年金の保険料の未納問題について、マスコミは強調して報道します。
納付率は、約6割を切るという、この数字だけが皆さんの頭に残ります。

しかし、これはあくまで国民年金の保険料の納付率です。
お勤めされている方の厚生年金や共済年金の保険料の納付率は
含まれておらずに、年金制度全ての年金保険料の納付率ではありません。
近年、景気の悪化で自営の方は減少傾向にありますし、
お勤めされている方の方が、圧倒的に多いというイメージは持たれるでしょう。
年金制度全体で見た場合の年金保険料の納付率は、9割以上あります!


国民年金と言うと、前回書きましたように自営業者や専業主婦・学生
或いは、お仕事を辞められて求職中という方ですね。
専業主婦の場合で、配偶者が事業所等に勤務して扶養に入っていれば
自ら、保険料を納める必要はありませんが、
その他の国民年金の方を考えるとどうでしょう?
現在のように景気が悪いと、自営業の方も生活が厳しいし
お仕事を辞められて失業中の方が保険料を納めるのはキツイ。
健康保険の保険料を、もしケガや病気になったら・・・と
どうしても年金の保険料よりも優先します。

すると、やっぱり国民年金の保険料の納付率は下がってしまいます。

国民健康保険の保険料と言うのは、前年の所得に応じて
保険料が設定されますけれど、国民年金の保険料は一律
いくらなんですからね。

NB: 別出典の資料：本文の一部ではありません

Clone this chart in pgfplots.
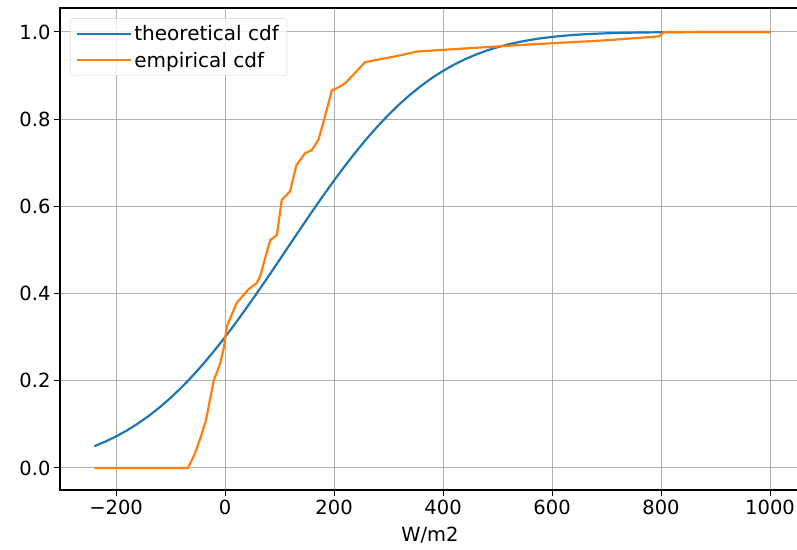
\documentclass[border=0pt]{standalone}
\usepackage{fontspec}
\setmainfont{DejaVu Sans}
\usepackage{pgfplots}
\pgfplotsset{compat=1.18}
\definecolor{mplblue}{HTML}{1F77B4}
\definecolor{mplorange}{HTML}{FF7F0E}
\definecolor{mplgrid}{HTML}{B0B0B0}
\begin{document}
\begin{tikzpicture}
\begin{axis}[
    scale only axis,
    width=740pt, height=482pt,
    xmin=-303, xmax=1055,
    ymin=-0.0505, ymax=1.055,
    xtick={-200,0,200,400,600,800,1000},
    xticklabels={−200,0,200,400,600,800,1000},
    ytick={0,0.2,0.4,0.6,0.8,1.0},
    yticklabels={0.0,0.2,0.4,0.6,0.8,1.0},
    tick pos=left, tick align=outside,
    major tick length=6pt,
    tick style={line width=1pt, black},
    grid=major,
    grid style={line width=1pt, mplgrid},
    axis line style={line width=1.3pt},
    ticklabel style={font=\fontsize{19.5}{23}\selectfont},
    xlabel={W/m2},
    xlabel style={font=\fontsize{19.5}{23}\selectfont, yshift=-6pt},
    legend cell align=left,
    legend style={at={(0.0135,0.979)}, anchor=north west,
        draw=gray!35, rounded corners=3pt, fill=white, fill opacity=0.8, text opacity=1,
        font=\fontsize{20}{24}\selectfont, inner xsep=6pt, inner ysep=5pt,
        row sep=6pt},
    legend image code/.code={\draw[#1] (0pt,0pt) -- (41pt,0pt);
        \path (0pt,0pt) -- (54pt,0pt);},
]
\coordinate (bl) at (rel axis cs:0,0);
\coordinate (tr) at (rel axis cs:1,1);
\addplot[mplblue, line width=2.2pt] coordinates {
(-240,0.0500) (-220,0.0604) (-200,0.0724) (-180,0.0862) (-160,0.1019)
(-140,0.1195) (-120,0.1392) (-100,0.1609) (-80,0.1848) (-60,0.2108)
(-40,0.2388) (-20,0.2687) (0,0.3004) (20,0.3336) (40,0.3684)
(60,0.4040) (80,0.4404) (100,0.4776) (120,0.5149) (140,0.5520)
(160,0.5887) (180,0.6247) (200,0.6595) (220,0.6931) (240,0.7251)
(260,0.7554) (280,0.7838) (300,0.8102) (320,0.8345) (340,0.8567)
(360,0.8768) (380,0.8948) (400,0.9108) (420,0.9250) (440,0.9373)
(460,0.9480) (480,0.9573) (500,0.9651) (520,0.9717) (540,0.9772)
(560,0.9818) (580,0.9856) (600,0.9887) (620,0.9912) (640,0.9932)
(660,0.9948) (680,0.9960) (700,0.9970) (720,0.9978) (760,0.9988)
(800,0.9993) (840,0.9996) (880,0.9998) (920,0.9999) (960,1.0) (1000,1.0)};
\addlegendentry{theoretical cdf}
\addplot[mplorange, line width=2.2pt] coordinates {
(-240,0) (-68,0) (-55,0.034) (-45,0.07) (-35,0.11) (-21,0.20) (-9,0.24)
(-2,0.278) (3,0.324) (10,0.345) (21,0.378) (34,0.397) (43,0.410) (58,0.424)
(64,0.439) (83,0.523) (95,0.534) (104,0.615) (119,0.634) (131,0.695)
(147,0.722) (159,0.729) (171,0.752) (180,0.791) (196,0.866) (205,0.871)
(220,0.882) (240,0.908) (257,0.931) (308,0.943) (352,0.955) (400,0.959)
(540,0.970) (700,0.981) (797,0.990) (805,1.0) (1000,1.0)};
\addlegendentry{empirical cdf}
\end{axis}
\pgfresetboundingbox
\path ([shift={(-60pt,-59pt)}]bl) rectangle ([shift={(-3pt,8pt)}]tr);
\end{tikzpicture}
\end{document}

現在、約1万5千円ですが、やっぱり
毎月支払うとなると、負担になるのは間違いありません。
(そのために、国民年金では免除制度があって、申請すれば
  保険料は一定割合、安く納めることが出来ますが、
  当然、満額納めるのと比べると、マイナス面があります。)

社会保険の財源不足が叫ばれており、その中で深刻なのが
健康保険の財源であり、中でも市町村が運営する国民健康保険は
本当に厳しいのです。

だって、市町村の運営という器は大きいのですが
国民健康保険には、定年で会社を退職した人等がどんどん入ってきて
市町村に保険料を納めた実績が少ないにも関わらず、
年齢的に医療機関に受診する率は、多くなるわけですからね。

このように、器を大きくすると対象者が広くなって
例えば、所得にしても高い人から低い人まで幅がでるために
全体数を分母、保険料を納付している人を分子とすると
どうしても、保険料の納付率は下がってしまいます。


また、厚生年金や共済年金のように、給料から毎月天引きされる
という事が、国民年金の場合には出来ませんので、
これが国民年金や国民健康保険の保険料の納付率が低い理由の一つです。
税金の徴収等も、似たような感じです。

話を戻します。


今回のポイント

・ 年金制度全体の納付率はまだまだ高く
 
 年金制度は厳しいながらも、崩壊はしない。